A opinião de ...

Para cá do Marão, sobrevivem os que cá estão

Ficou famosa, há uns anos, a expressão “Para lá do Marão, mandam os que lá estão”.
Um ditado que expressava o isolamento a que a região de Trás-os-Montes foi votada durante séculos, muitas vezes quase esquecida pelo resto do país.
O progresso que se materializou na construção de autoestradas e do túnel que atravessou o coração da serra veio pôr alguma água nessa fervura, que forja o nervo dos que por cá estão.
Um estudo de um investigador da Universidade da Beira Interior (ver páginas anteriores), deixa antever dificuldades acrescidas e crescentes para o dia a dia dos que insistem em mandar em si próprios.
O distrito de Bragança, juntamente com o de Vila Real ou o de Portalegre, por exemplo, é dos mais afetado pelo chamado “deserto noticioso”, um território mais ou menos demarcado no mapa de concelhos que não têm nenhum órgão de comunicação social ali sediado.
A alternativa, para estas populações, vem de jornais mais abrangentes, como o Mensageiro de Bragança, que tem uma cobertura distrital, não se cingindo apenas ao concelho onde está sediado (Bragança).

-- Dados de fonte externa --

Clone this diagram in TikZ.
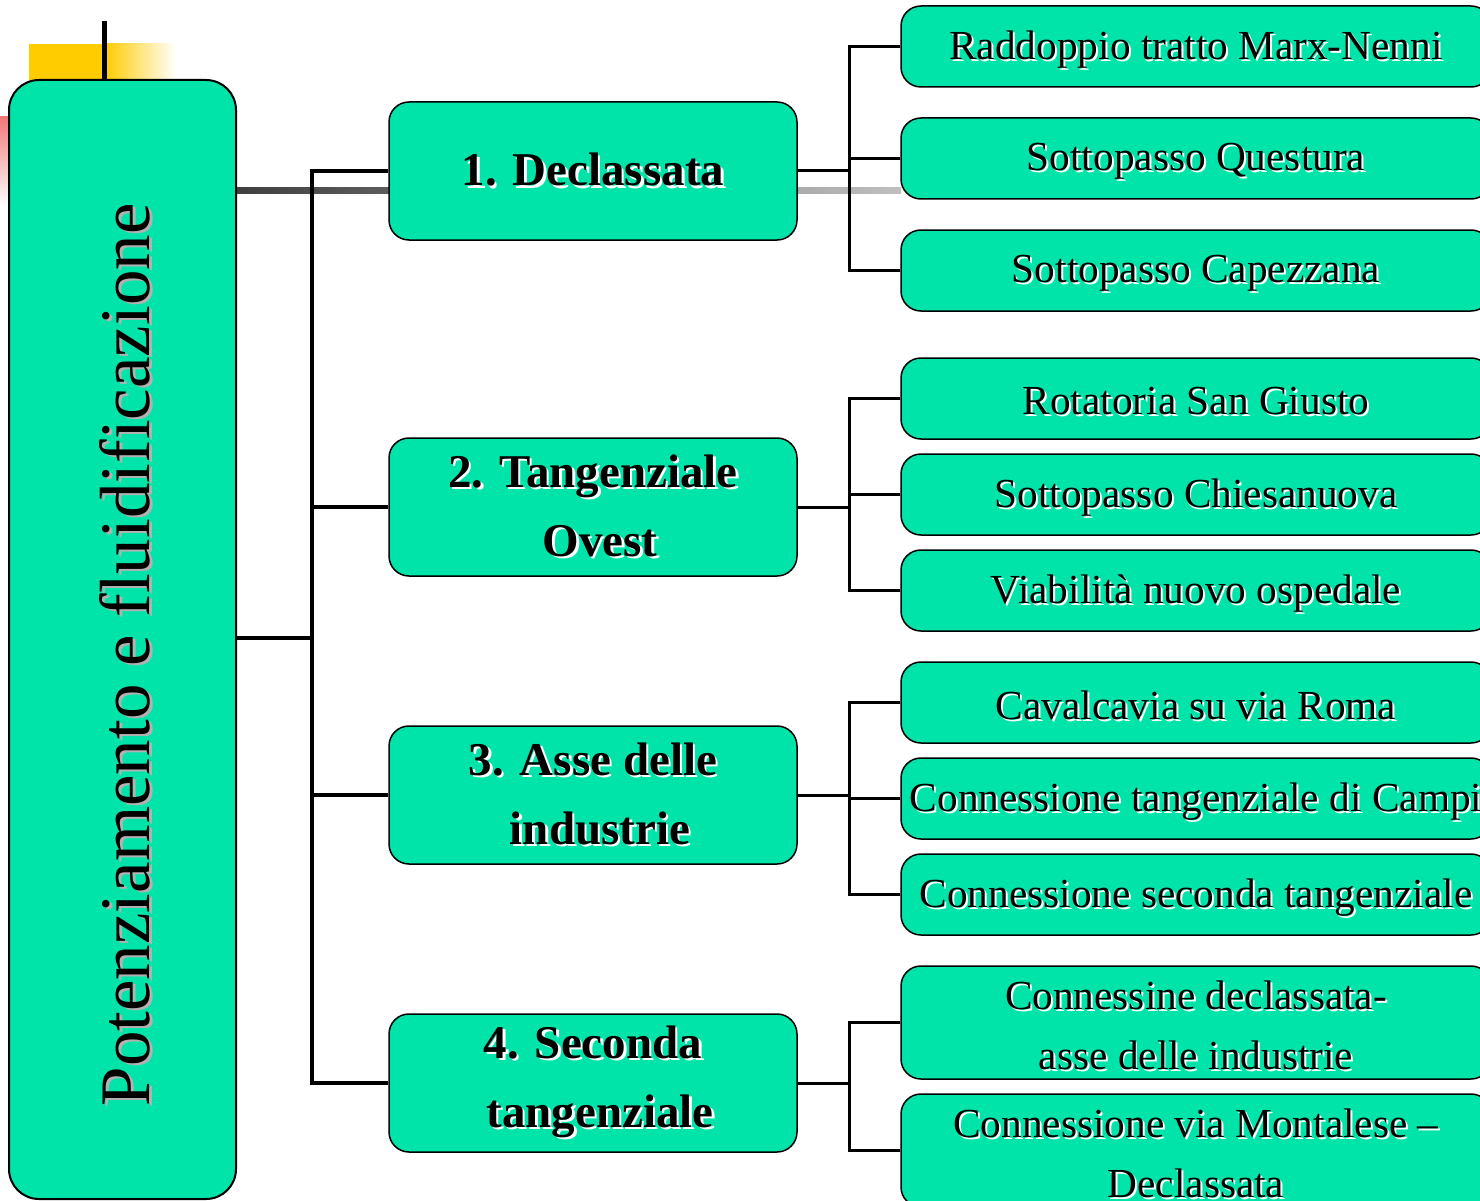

À primeira vista, os mais distraídos até podem achar que isso é apenas mais uma consequência do progresso, o mesmo que veio aplacar o isolamento dos que cá estão, para cá do Marão.
No entanto, um olhar mais atento e aprofundado, deixa espreitar algumas dificuldades, crescentes, para a própria democracia.
É que um terço dos 50 concelhos em que a abstenção é mais significativa, integram este chamado “deserto noticioso”.
Isto é, nos concelhos onde a presença da comunicação social não é tão forte, o desinteresse pela causa pública, a começar pelo ato de cidadania de exercer o direito de voto - ainda é um direito, não um dever - está a crescer.
Ora, o direito à informação está consignado na Constituição Portuguesa, a Lei fundamental que rege a vida no nosso país.
Sendo um direito, parece certo - até para o investigador responsável por este estudo - que há cidadãos mais iguais do que outros, como dizia George Orwell, no livro ‘O triunfo dos porcos’.
Num país livro e numa sociedade democrática, os direitos não olham a carteiras, a bilhetes de identidade nem a locais de residência. Existem para todos e para serem exercidos por todos, sem exceção.
O direito à informação é um deles. E, se não pode ser exercido por todos, há que encontrar uma solução, rapidamente, para repor a justiça e a igualdade. Sob pena de começarmos a encarar com uma normalidade pouco saudável o fim de direitos que a tantos custou a conquistar. Nós, pelo menos, vamos tentando lutar.